Acrostics are texts in which certain letters and their positions spell a hidden message. Usually the first letters of every line spell a message when read vertically; typically this message was the name of the person the poem was addressed to.

The hidden text is called an "intext".

Lewis Carroll was fond of this form's ludic aspect and invented variations in which more than one secret message was encoded into the poem, in which the hidden messages are hard to find.

A Telestich is an Acrostic in the last letter of lines, and a Mesostich an Acrostic in the middle of words or lines, not necessarily the exact middle. John Cage wrote lots of mesostics, though these poems are not as constrained as true Acrostics, since Cage did not stipulate a letter position. The Diastic is a form used by Jackson Mac Low in which a word is encoded in a line of poetry with its first letter as the first letter of the first word, its second letter as the second letter of the second word, etc.

A Subliminal Sentence is a prose acrostic in which a message is encoded, letter-by-letter, into the first letter of every word, generally with each encoded word corresponding to a sentence of the poem. You could also write a subliminal sentence as a telestich (which is more difficult), or make it undecodable by not fixing the letter position, such that the letters forming the hidden text could appear in any position in their respective words. A Subliminaletter Poem is a technique in which a message is encoded into a poem at the rate of one letter per line or sentence by making each line or sentence of the poem a Transgram on the hidden letter. One could also encode a message into a poem at the rate of one letter per word by making each word of the poem have only one (repeated) consonant or vowel (Univocalic).

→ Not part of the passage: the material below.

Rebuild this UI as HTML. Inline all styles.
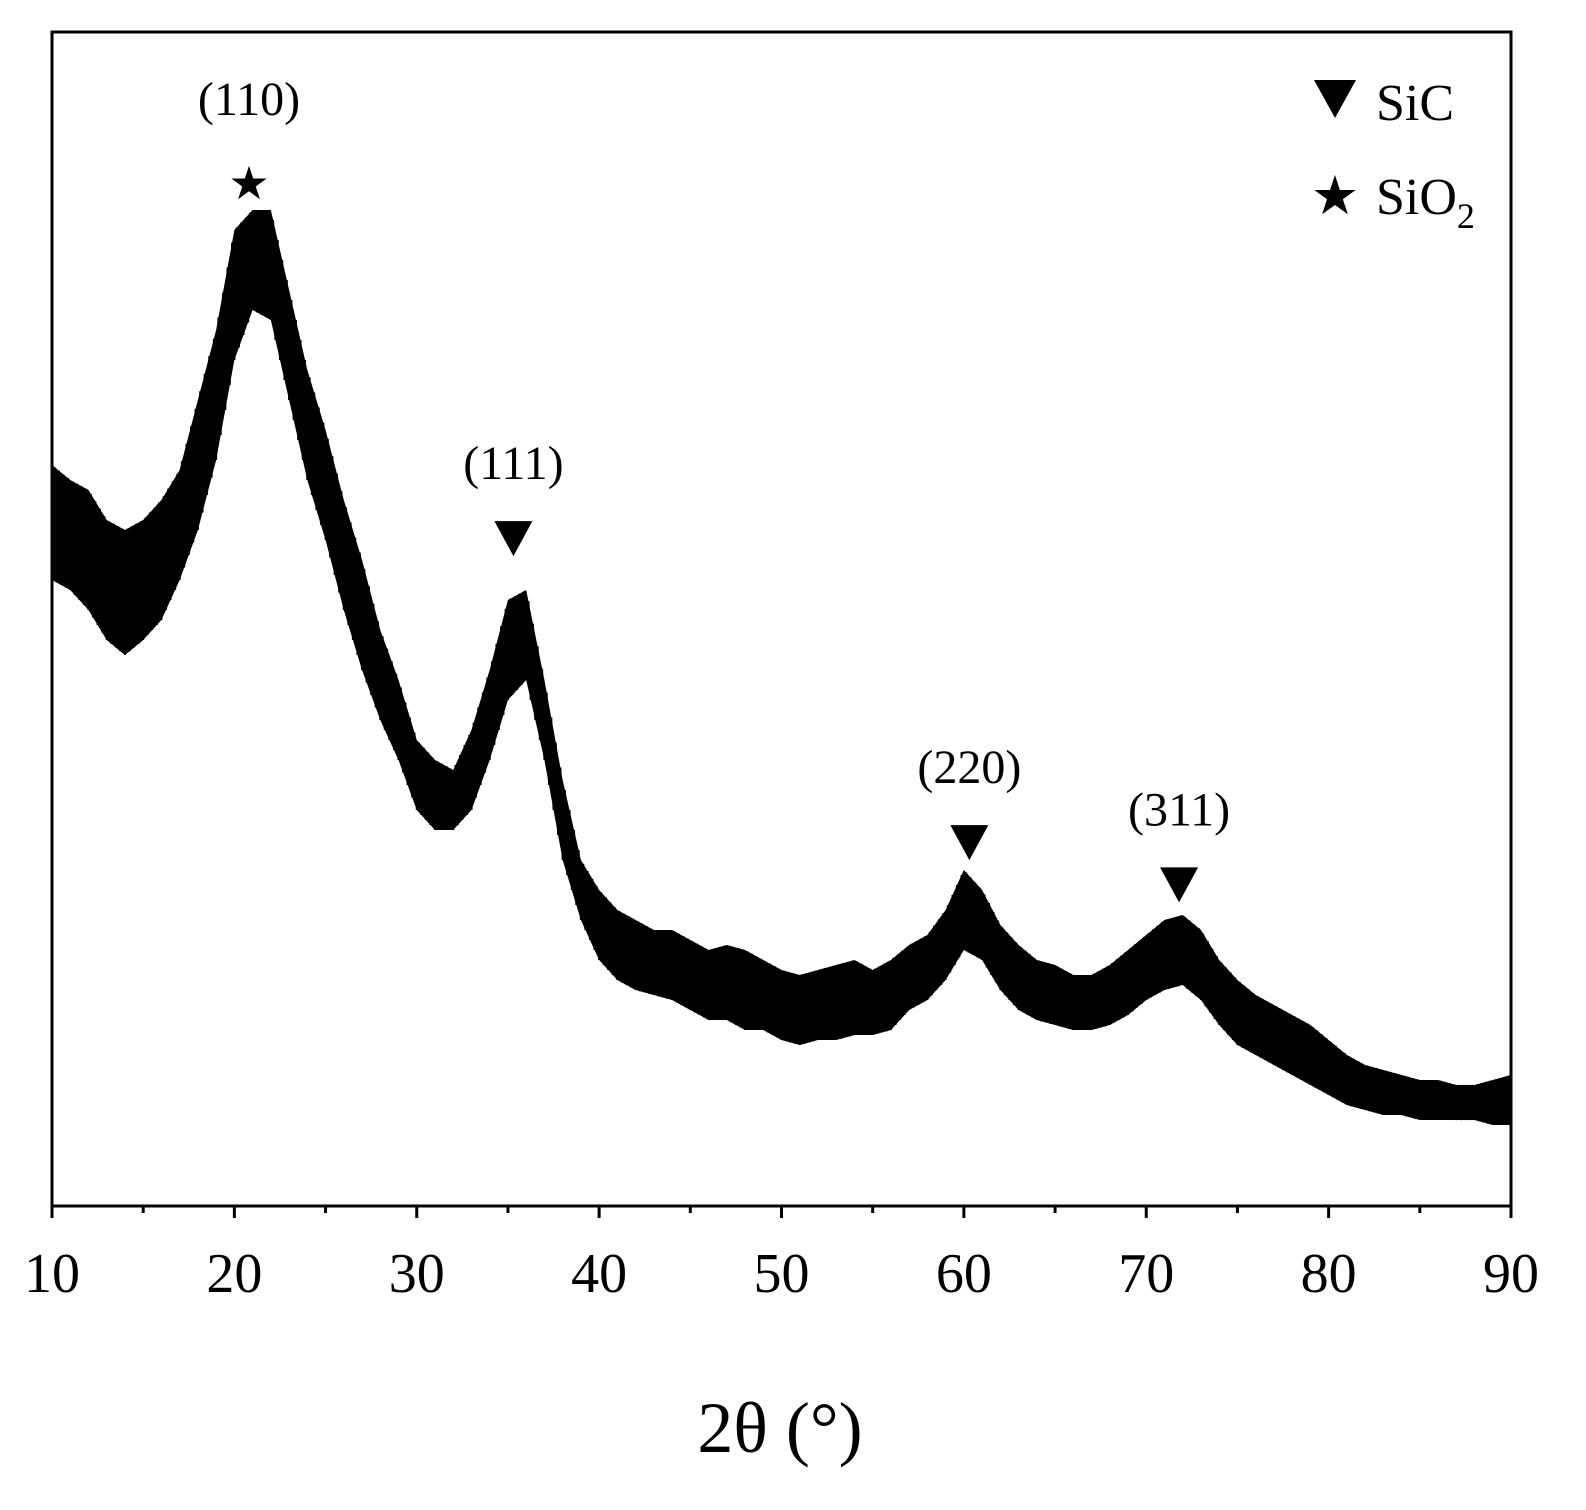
<!DOCTYPE html>
<html><head><meta charset="utf-8"><style>
html,body{margin:0;padding:0;background:#fff;overflow:hidden;width:1586px;height:1510px}
svg{display:block;position:absolute;left:0;top:0}
text{font-family:"Liberation Serif",serif;fill:#000}
</style></head><body>
<svg id="chart" width="1586" height="1510" viewBox="0 0 1586 1510">
<g id="plot"></g>
<rect x="52" y="32" width="1459" height="1174" fill="none" stroke="#000" stroke-width="3"/>
<g id="xaxis"></g>
<text x="780" y="1452" font-size="72" text-anchor="middle">2θ (°)</text>
<g id="ann"></g>
<g>
<polygon points="1314,80 1356,80 1335,118" fill="#000"/>
<text x="1376" y="120" font-size="52">SiC</text>
<text x="1335" y="214" font-size="54" text-anchor="middle">★</text>
<text x="1376" y="214" font-size="52">SiO<tspan font-size="36" dy="14">2</tspan></text>
</g>
</svg>
<script>
const angles=[10,11,12,13,14,15,16,17,18,19,20,21,22,23,24,25,26,27,28,29,30,31,32,33,34,35,36,37,38,39,40,41,42,43,44,45,46,47,48,49,50,51,52,53,54,55,56,57,58,59,60,61,62,63,64,65,66,67,68,69,70,71,72,73,74,75,76,77,78,79,80,81,82,83,84,85,86,87,88,89,90];
const upperPx=[465,480,490,520,530,520,500,470,400,330,230,210,210,290,370,430,500,560,630,680,740,760,770,730,670,600,590,680,780,860,890,910,920,930,930,940,950,945,950,960,970,975,970,965,960,970,960,945,935,910,870,890,925,945,960,965,975,975,965,950,935,920,915,930,960,980,995,1005,1015,1025,1040,1055,1065,1070,1075,1080,1080,1085,1085,1080,1075];
const lowerPx=[580,590,610,640,655,640,620,580,530,460,360,310,320,400,480,540,610,670,720,760,810,830,830,810,760,700,680,760,860,920,960,980,990,995,1000,1010,1020,1020,1030,1030,1040,1045,1040,1040,1035,1035,1030,1010,1000,980,950,960,990,1010,1020,1025,1030,1030,1025,1015,1000,990,985,1000,1025,1045,1055,1065,1075,1085,1095,1105,1110,1115,1115,1120,1120,1120,1120,1125,1125];
const upperI=upperPx.map(p=>(1206-p)/1174*1000);
const lowerI=lowerPx.map(p=>(1206-p)/1174*1000);
const xTicks=[10,20,30,40,50,60,70,80,90];
const peakLabels=["(110)","(111)","(220)","(311)"];
const peakAngles=[20.8,35.3,60.3,71.8];
const peakTypes=["star","tri","tri","tri"];
const peakLabelI=[936,626,367,331];

const NS="http://www.w3.org/2000/svg";
const X=a=>52+(a-10)*(1459/80);
const Y=i=>1206-i*1174/1000;
function interp(arr,a){const k=Math.min(Math.floor(a-10),arr.length-2);const t=a-10-k;return arr[k]*(1-t)+arr[k+1]*t;}
const plot=document.getElementById('plot');
let pts=[];
for(let k=0;k<angles.length;k++)pts.push(X(angles[k])+","+Y(upperI[k]));
for(let k=angles.length-1;k>=0;k--)pts.push(X(angles[k])+","+Y(lowerI[k]));
const band=document.createElementNS(NS,'polygon');
band.setAttribute('points',pts.join(' '));band.setAttribute('fill','#000');


plot.appendChild(band);
let z=[];let s=0;
for(let a=10;a<=90.0001;a+=0.125){const v=(s++%2)?interp(upperI,a):interp(lowerI,a);z.push(X(a).toFixed(1)+","+Y(v).toFixed(1));}
const line=document.createElementNS(NS,'polyline');
line.setAttribute('points',z.join(' '));line.setAttribute('fill','none');line.setAttribute('stroke','#000');line.setAttribute('stroke-width','2');


plot.appendChild(line);
const xa=document.getElementById('xaxis');
for(let a=10;a<=90;a+=5){const major=a%10===0;const t=document.createElementNS(NS,'line');
t.setAttribute('x1',X(a));t.setAttribute('x2',X(a));t.setAttribute('y1',1206);t.setAttribute('y2',1206+(major?12:7));t.setAttribute('stroke','#000');t.setAttribute('stroke-width','3');


xa.appendChild(t);}
xTicks.forEach(v=>{const t=document.createElementNS(NS,'text');t.setAttribute('x',X(v));t.setAttribute('y',1292);t.setAttribute('font-size','56');t.setAttribute('text-anchor','middle');t.textContent=v;


xa.appendChild(t);});
const ann=document.getElementById('ann');
peakAngles.forEach((a,k)=>{const x=X(a),y=Y(peakLabelI[k]);
const t=document.createElementNS(NS,'text');t.setAttribute('x',x);t.setAttribute('y',y+8);t.setAttribute('font-size','48');t.setAttribute('text-anchor','middle');t.textContent=peakLabels[k];


ann.appendChild(t);
if(peakTypes[k]==='tri'){const p=document.createElementNS(NS,'polygon');p.setAttribute('points',(x-19)+","+(y+50)+" "+(x+19)+","+(y+50)+" "+x+","+(y+85));


ann.appendChild(p);}
else{const st=document.createElementNS(NS,'text');st.setAttribute('x',x);st.setAttribute('y',y+92);st.setAttribute('font-size','46');st.setAttribute('text-anchor','middle');st.textContent='★';


ann.appendChild(st);}
});
</script>
</body></html>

The illogical extension of the acrostic form is perhaps the crossword puzzle, the purest form perhaps the Word Square.

Howard Bergerson proposed the Automynorcagram, a recursive subliminal sentence that encodes itself, but I find this form frustrating, because it is a lost opportunity to encode a secret message, and because closure is impossible, as you will see if you try it.

Source

Dick Higgins (Pattern Poetry 1987 p. 171). Higgins dates the form to the 3rd Century BC in Greece.